Shares of Hollysys Automation Technologies (HOLI 1.19%), a provider of automation-control-system solutions that generates much of its revenue from industrial automation and rail transportation, were down more than 26% Tuesday morning after the company announced a public offering of ordinary shares. In addition, its shares received an analyst downgrade.
Hollysys announced Tuesday it would offer 7.8 million ordinary shares through an underwritten public offering, and it expects to grant the underwriter a 30-day option to purchase as many as 1.17 million additional ordinary shares (the company, based in China, currently has roughly 60.34 million shares outstanding). Management plans to use the net proceeds from the offering to expand its total solutions offerings, and for research and development, incremental production capacity, and expanded sales and marketing channels, among other general uses.
Management might also use the proceeds to acquire complementary businesses, product solutions, or technologies.
In addition to the announced offering of ordinary shares, Hollysys was hit with a downgrade from J.P. Morgan, which moved the stock from overweight to neutral, citing capital discipline concern.
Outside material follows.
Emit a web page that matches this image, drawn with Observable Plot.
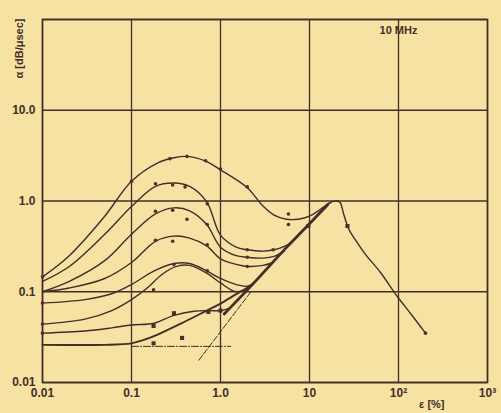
<!DOCTYPE html>
<html><head><meta charset="utf-8">
<script src="https://cdn.jsdelivr.net/npm/d3@7"></script>
<script src="https://cdn.jsdelivr.net/npm/@observablehq/plot@0.6"></script>
<style>
html,body{margin:0;padding:0;background:#f6e3a3;}
#chart{width:501px;height:413px;overflow:hidden;}
svg{display:block;}
</style></head><body><div id="chart"></div>
<script>
// Axis ticks
const xTicks=[0.01,0.1,1,10,100,1000];
const xTickLabels=["0.01","0.1","1.0","10","10\u00B2","10\u00B3"];
const yTicks=[0.01,0.1,1,10,100];
const yTickLabels=["0.01","0.1","1.0","10.0",""];

// Curves (strain %, attenuation dB/µsec)
const aX=[0.01,0.02,0.05,0.1,0.2,0.3,0.42,0.68,1,2,3,4,5.5,7.5,10,13,16.5];
const aY=[0.146,0.25,0.68,1.65,2.65,3.0,3.1,2.75,2.2,1.4,0.88,0.7,0.63,0.63,0.68,0.8,0.95];
const bX=[0.01,0.02,0.05,0.1,0.186,0.3,0.45,0.7,1,1.5,2,3,4,5,6.2];
const bY=[0.13,0.19,0.43,0.87,1.45,1.58,1.45,0.98,0.42,0.31,0.29,0.28,0.29,0.31,0.345];
const cX=[0.01,0.02,0.05,0.1,0.186,0.3,0.45,0.7,1,1.5,2,3,4,5.2];
const cY=[0.1,0.13,0.22,0.43,0.72,0.84,0.78,0.55,0.31,0.25,0.24,0.235,0.245,0.28];
const dX=[0.01,0.02,0.05,0.1,0.186,0.3,0.45,0.7,1,1.5,2,3,3.9];
const dY=[0.1,0.11,0.14,0.21,0.36,0.41,0.39,0.32,0.23,0.2,0.19,0.195,0.21];
const eX=[0.01,0.03,0.06,0.1,0.18,0.3,0.45,0.7,1,1.5,2,2.5];
const eY=[0.075,0.082,0.095,0.12,0.17,0.205,0.205,0.17,0.14,0.12,0.115,0.13];
const fX=[0.01,0.03,0.06,0.1,0.15,0.22,0.32,0.45,0.7,1,1.5,2.1];
const fY=[0.044,0.05,0.062,0.082,0.11,0.155,0.19,0.195,0.16,0.125,0.1,0.11];
const gX=[0.01,0.03,0.06,0.1,0.18,0.3,0.5,0.75,1,1.3];
const gY=[0.035,0.037,0.04,0.043,0.045,0.055,0.061,0.062,0.062,0.067];
const hX=[0.01,0.05,0.1,0.13,0.2,0.4,0.7,1,1.5,2.2];
const hY=[0.026,0.026,0.027,0.029,0.034,0.047,0.062,0.074,0.094,0.117];
// common envelope and high-strain branch
const envX=[1.1,2.17,5.66,10.3,16];
const envY=[0.057,0.114,0.316,0.58,0.91];
const tailX=[10.3,16,18.5,20.5,22.3,24.2,26.7,33,40.5,62.8,97.5,136,201];
const tailY=[0.58,0.91,0.99,1.0,0.95,0.72,0.53,0.37,0.275,0.163,0.088,0.058,0.035];
// auxiliary construction lines
const tangentX=[0.57,2.2];
const tangentY=[0.0176,0.1];
const baseX=[0.1,1.3];
const baseY=[0.025,0.025];

// measured points
const circX=[0.01,0.1,0.27,0.42,0.68,1.0,2.0,5.8,5.8, 0.186,0.29,0.4,0.71,2.0,3.9, 0.186,0.29,0.42,0.71,2.0, 0.186,0.29,0.71,2.0, 0.01,0.3,0.71,0.177, 0.01,0.01,201];
const circY=[0.146,1.65,2.93,3.1,2.78,2.25,1.43,0.72,0.55, 1.55,1.5,1.43,0.93,0.29,0.29, 0.77,0.79,0.63,0.55,0.24, 0.37,0.36,0.33,0.19, 0.075,0.2,0.17,0.105, 0.044,0.035,0.035];
const sqX=[0.177,0.3,0.73,1.0,0.177,0.37,26.7,9.7];
const sqY=[0.042,0.058,0.06,0.062,0.027,0.031,0.53,0.53];

const ink="#432d2b";
const pts=(X,Y)=>X.map((x,i)=>({x,y:Y[i]}));
const ln=(X,Y,o={})=>Plot.line(pts(X,Y),{x:"x",y:"y",curve:"catmull-rom",stroke:ink,strokeWidth:1.4,...o});

const chart=Plot.plot({
  width:501,height:413,
  marginLeft:42,marginRight:14,marginTop:19,marginBottom:31,
  x:{type:"log",domain:[0.01,1000],ticks:xTicks,tickFormat:d=>xTickLabels[xTicks.indexOf(d)],tickSize:0,tickPadding:6,label:null},
  y:{type:"log",domain:[0.01,100],ticks:yTicks,tickFormat:d=>yTickLabels[yTicks.indexOf(d)],tickSize:0,tickPadding:7,label:null},
  style:{background:"transparent",fontFamily:"'Liberation Sans Narrow','Liberation Sans',sans-serif",fontSize:"12px",fontWeight:"bold",color:ink},
  marks:[
    Plot.ruleX(xTicks,{stroke:ink,strokeWidth:1.3}),
    Plot.ruleY(yTicks,{stroke:ink,strokeWidth:1.3}),
    Plot.frame({stroke:ink,strokeWidth:1.6}),
    ln(aX,aY),ln(bX,bY),ln(cX,cY),ln(dX,dY),ln(eX,eY),ln(fX,fY),ln(gX,gY),
    ln(hX,hY,{strokeWidth:1.9}),
    ln(envX,envY,{strokeWidth:2.8}),
    ln(tailX,tailY,{curve:"monotone-x"}),
    Plot.line(pts(tangentX,tangentY),{x:"x",y:"y",stroke:ink,strokeWidth:1,strokeDasharray:"6,2"}),
    Plot.line(pts(baseX,baseY),{x:"x",y:"y",stroke:ink,strokeWidth:1,strokeDasharray:"7,2,1,2"}),
    Plot.dot(pts(circX,circY),{x:"x",y:"y",r:1.8,fill:"#5a2a2a",stroke:"none"}),
    Plot.dot(pts(sqX,sqY),{x:"x",y:"y",r:2.3,symbol:"square",fill:"#4a2c2c",stroke:"none"}),
    Plot.text(["10 MHz"],{x:100,y:75,text:d=>d,fontSize:11,fontWeight:"bold",fill:ink}),
    Plot.text(["\u03B1 [dB/\u03BCsec]"],{frameAnchor:"top-left",dx:-23,dy:29,rotate:-90,textAnchor:"middle",lineAnchor:"middle",text:d=>d,fontSize:11,fontWeight:"bold",fill:ink}),
    Plot.text(["\u03B5 [%]"],{frameAnchor:"bottom-right",dx:-43,dy:25,text:d=>d,fontSize:11,fontWeight:"bold",fill:ink})
  ]
});
document.getElementById("chart").appendChild(chart);
</script></body></html>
The downgrade could suggest broader investor worries about management's ability to spend capital wisely, which could also be the underlying reason behind Tuesday's announced offering.
Beyond Tuesday's announcement and downgrade, investors should focus on the company's ability to drive growth through its industrial automation business and rail transportation -- two segments that generated nearly 77% of its revenue during the first half of fiscal 2019. Investors owning shares should also remember that the stock is no stranger to significant pops and drops on announcements.